第二次大戦の分岐点の定説について、独自の観点からとらえている、というような趣旨の書評につられて読み始めたが、よく調べられているのは流石だが、衒学と情緒的書きぶりに少々嫌気がさして放棄した。読み込めば価値はあるとは思うのだが、気分的にどうにもならない。また簡単な間違いや思い込みが目につくのも気になる。
典型は第三章の「プリンシプルの男」である。書評にはならないが、本項ではこの点の批判だけする。「プリンシプルの男」とは零戦の設計主任の堀越二郎のことである。設計者として必要な資質としての、自分の立てた原則を曲げないという性格を持っているというのだ。本書に書かれている頑固さの例は、安全率の規定を部材によっては緩和すべき、と主張して担当官をねばり強く、説得したというものである。
本書にはないが、類似の例では堀越氏が、艦上戦闘機烈風が要求性能に達しないことが判明したとき、色々な実機のデータから、設計より以前に、誉エンジンに問題があることを立証して、ついに会社のリスクでエンジンを換装することで海軍を説得したのであった。官が民に対して高圧的であった当時にあって、その行動力は物凄いものである。だがこれらの例はプリンシプルと言えるのだろうか。自分が正しい、ということを主張したのであって、何かの原則に基づいて主張したものではない。

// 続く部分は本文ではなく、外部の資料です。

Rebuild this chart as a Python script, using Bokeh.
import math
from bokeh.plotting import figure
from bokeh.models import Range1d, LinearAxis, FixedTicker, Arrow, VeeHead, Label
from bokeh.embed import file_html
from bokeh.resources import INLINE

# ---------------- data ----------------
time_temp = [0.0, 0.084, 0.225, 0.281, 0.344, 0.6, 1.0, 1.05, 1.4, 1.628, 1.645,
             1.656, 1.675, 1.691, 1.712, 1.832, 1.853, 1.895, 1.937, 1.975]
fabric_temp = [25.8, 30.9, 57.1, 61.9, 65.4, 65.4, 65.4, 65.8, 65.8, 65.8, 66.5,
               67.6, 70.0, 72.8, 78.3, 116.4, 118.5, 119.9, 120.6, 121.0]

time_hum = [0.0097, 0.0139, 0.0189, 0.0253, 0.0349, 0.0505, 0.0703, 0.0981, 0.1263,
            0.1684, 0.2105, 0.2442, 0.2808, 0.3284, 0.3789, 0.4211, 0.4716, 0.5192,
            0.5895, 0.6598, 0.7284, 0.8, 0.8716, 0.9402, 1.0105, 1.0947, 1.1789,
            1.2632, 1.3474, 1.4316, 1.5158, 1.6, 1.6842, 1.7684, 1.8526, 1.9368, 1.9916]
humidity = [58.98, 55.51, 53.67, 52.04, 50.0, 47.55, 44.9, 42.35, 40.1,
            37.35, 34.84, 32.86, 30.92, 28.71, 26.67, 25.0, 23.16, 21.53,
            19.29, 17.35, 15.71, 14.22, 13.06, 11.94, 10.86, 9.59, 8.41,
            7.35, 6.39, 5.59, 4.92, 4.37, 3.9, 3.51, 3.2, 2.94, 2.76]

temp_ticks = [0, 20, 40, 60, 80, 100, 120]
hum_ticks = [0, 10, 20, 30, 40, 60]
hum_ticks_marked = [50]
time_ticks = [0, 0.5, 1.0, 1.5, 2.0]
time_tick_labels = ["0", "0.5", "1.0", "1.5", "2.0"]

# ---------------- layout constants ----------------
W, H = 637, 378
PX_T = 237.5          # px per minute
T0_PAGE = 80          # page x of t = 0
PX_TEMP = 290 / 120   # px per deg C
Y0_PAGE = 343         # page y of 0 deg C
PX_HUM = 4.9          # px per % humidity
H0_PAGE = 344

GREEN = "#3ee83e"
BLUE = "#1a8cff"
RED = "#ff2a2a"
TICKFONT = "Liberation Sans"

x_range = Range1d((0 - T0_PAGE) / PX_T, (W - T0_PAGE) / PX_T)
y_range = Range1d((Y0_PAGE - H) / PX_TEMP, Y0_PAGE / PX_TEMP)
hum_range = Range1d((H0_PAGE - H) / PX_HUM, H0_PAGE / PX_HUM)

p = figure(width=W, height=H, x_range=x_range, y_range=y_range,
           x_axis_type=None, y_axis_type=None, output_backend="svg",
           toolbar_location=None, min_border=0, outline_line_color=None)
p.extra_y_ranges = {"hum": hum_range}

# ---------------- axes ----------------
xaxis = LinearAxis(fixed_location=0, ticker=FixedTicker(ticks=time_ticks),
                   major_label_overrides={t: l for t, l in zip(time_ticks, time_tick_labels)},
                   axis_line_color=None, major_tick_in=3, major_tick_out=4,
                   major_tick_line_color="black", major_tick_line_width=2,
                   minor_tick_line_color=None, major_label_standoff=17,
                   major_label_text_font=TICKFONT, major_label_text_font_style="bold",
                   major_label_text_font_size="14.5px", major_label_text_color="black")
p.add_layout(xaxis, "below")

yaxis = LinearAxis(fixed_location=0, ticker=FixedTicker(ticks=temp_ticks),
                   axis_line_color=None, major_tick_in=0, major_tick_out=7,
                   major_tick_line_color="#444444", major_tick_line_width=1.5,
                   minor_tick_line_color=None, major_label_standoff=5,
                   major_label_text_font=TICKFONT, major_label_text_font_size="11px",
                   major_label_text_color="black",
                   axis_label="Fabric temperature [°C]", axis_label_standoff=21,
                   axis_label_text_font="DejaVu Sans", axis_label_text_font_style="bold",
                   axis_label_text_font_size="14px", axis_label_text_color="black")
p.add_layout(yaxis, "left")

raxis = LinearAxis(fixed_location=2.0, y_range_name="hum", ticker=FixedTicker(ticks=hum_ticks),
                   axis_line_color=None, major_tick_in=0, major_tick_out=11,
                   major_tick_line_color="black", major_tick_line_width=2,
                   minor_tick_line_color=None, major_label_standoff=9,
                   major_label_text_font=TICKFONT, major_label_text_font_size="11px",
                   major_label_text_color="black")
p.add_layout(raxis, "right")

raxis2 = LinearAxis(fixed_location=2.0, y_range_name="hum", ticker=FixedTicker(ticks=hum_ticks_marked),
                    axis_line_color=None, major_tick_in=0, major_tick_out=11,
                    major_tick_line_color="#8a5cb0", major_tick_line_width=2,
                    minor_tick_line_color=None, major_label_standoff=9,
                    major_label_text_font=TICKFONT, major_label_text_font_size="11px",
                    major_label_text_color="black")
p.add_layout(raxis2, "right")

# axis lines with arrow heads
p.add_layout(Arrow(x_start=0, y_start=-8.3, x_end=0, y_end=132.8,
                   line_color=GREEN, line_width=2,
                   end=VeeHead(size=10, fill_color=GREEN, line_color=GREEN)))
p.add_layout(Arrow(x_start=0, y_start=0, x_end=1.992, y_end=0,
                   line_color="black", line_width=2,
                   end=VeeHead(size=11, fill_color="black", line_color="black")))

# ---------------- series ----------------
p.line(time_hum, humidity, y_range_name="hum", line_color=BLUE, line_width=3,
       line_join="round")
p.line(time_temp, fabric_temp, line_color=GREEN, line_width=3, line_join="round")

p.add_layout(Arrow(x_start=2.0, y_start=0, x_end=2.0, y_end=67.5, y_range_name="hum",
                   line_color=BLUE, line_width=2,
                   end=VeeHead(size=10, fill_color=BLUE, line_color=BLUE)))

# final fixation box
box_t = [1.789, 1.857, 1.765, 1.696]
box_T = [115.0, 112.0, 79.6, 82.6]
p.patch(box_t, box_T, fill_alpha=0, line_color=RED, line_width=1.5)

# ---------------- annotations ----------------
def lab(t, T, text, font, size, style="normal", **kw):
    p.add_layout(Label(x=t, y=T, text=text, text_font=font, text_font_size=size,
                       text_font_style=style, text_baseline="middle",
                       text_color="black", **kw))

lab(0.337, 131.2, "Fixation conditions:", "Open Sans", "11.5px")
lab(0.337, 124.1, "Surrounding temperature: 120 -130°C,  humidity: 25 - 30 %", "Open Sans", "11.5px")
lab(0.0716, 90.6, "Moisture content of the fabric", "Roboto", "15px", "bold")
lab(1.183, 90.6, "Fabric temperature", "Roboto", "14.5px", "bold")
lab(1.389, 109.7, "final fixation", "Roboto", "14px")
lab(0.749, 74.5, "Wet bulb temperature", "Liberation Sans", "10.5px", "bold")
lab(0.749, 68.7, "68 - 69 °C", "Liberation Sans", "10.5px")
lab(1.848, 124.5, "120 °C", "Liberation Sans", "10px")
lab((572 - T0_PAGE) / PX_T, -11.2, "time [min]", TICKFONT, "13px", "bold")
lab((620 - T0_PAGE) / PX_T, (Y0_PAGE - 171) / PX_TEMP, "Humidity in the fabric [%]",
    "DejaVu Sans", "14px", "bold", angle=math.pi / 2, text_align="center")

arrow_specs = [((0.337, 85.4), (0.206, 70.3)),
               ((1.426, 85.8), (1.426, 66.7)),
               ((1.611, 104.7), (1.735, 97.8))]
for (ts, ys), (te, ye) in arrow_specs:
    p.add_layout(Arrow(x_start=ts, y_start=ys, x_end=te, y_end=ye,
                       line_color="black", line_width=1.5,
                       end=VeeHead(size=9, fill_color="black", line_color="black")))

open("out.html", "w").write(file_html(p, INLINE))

逆に、海軍の要求仕様について、戦闘機の性能では格闘性能か高速力が優先すべきか、というような議論を軍のパイロットが議論を始めたとき、堀越は傍観者として見ていた。正否はともかく、二人のパイロットには、戦闘機のあるべき「プリンシプル」があったのに、堀越は持ち合わせていなかったのである。堀越のプリンシプルは別なところにあった。それは重量軽減である。本書にも書かれているが、その執念は尋常ではない。
戦後防衛大学で堀越から航空工学の講義を受講した人物が、堀越教授は重量軽減についてばかり講義して、毎回機体の重量計算ばかりさせていた、ということを小生はある資料で読んだ。それだけで一年の授業が持つのかと不可思議であるが、別な資料でもう一人の同様の証言があり、両人とも堀越を尊敬している風はあっても、非難する様子ではなかったから、事実なのであろう。
堀越自身が、「一キロの重量軽減は多量生産時の工作時間三十時間に値する」(零戦)と述べている位である。当時は一万機に達する大量生産は予期していなかったから、仕方ない、という説もあるが、千機であっても工数低減の影響が大きい多量生産の部類である。その程度の生産量は想定内だし、堀越の言わんとするのは工数が増えても重量軽減の方が大事だ、ということだけである。現に堀越自身の著書によれば、生産工数比較では零戦は、かのP-51の三倍である。
工員の賃金をドル-円換算して比較すると、コストにすれば、零戦の方がP-51より安い、と堀越は言うのだが、人的資源の消費という観点からすれば、工数の大小が問題である。工数が多ければ、他の軍需物資の生産に回せる人員を零戦の生産が食ってしまうことになる。人口が余っていれば問題とはならないが、当時でも人口は日本の方がアメリカよりずっと少ない。
マスタングは生産中にも工数低減の努力をしているから、この差は縮ってはいなかったどころか広がっていたであろう。堀越は七試単戦から5種の戦闘機設計をしており、海軍の要求のシビアさから戦闘機設計のプリンシプルとして、重量軽減に到達したのだろう。しかし、戦後航空工学の講義でそれを教えた、ということは飛行機一般の設計の原則としたということだろう。
しかし、飛行機が空を飛ぶ以上、どんな設計者にとっても重量軽減は原則のひとつであるのは当然である。そして、飛行機設計には他にも色々な要求があり、機種によっても要求の優先順位は異なるので、それらのバランスが設計の妙であろう。それを、重量軽減しか教えない、というのは余りにバランスを欠いている。それは技術者に必要なプリンシプル、というものではなかろうと思うのである。
また、零戦の技術的特徴をいくつか列記しているが、引込み脚や翼の捩じり下げなど、そのほとんどが日本でも外国でも既知のものである。捩じり下げの効果の説明は間違いであるし、沈頭鋲を「ネジ」としているのもいただけない。簡単に確認できるミスである。
零戦は客観的に見れば、隼などの同時期の日本機に比べても格段に優れたものではない。大東亜戦争緒戦の日本戦闘機の優位は、支那事変で実戦を経験した、熟練パイロットの技量に負うところが多い。また隼の戦果さえ米軍は「ゼロ」と恐れていた節さえある。要するに著者は零戦神話に眩惑されている。前述のように書評にはなってないが、これでやめておく。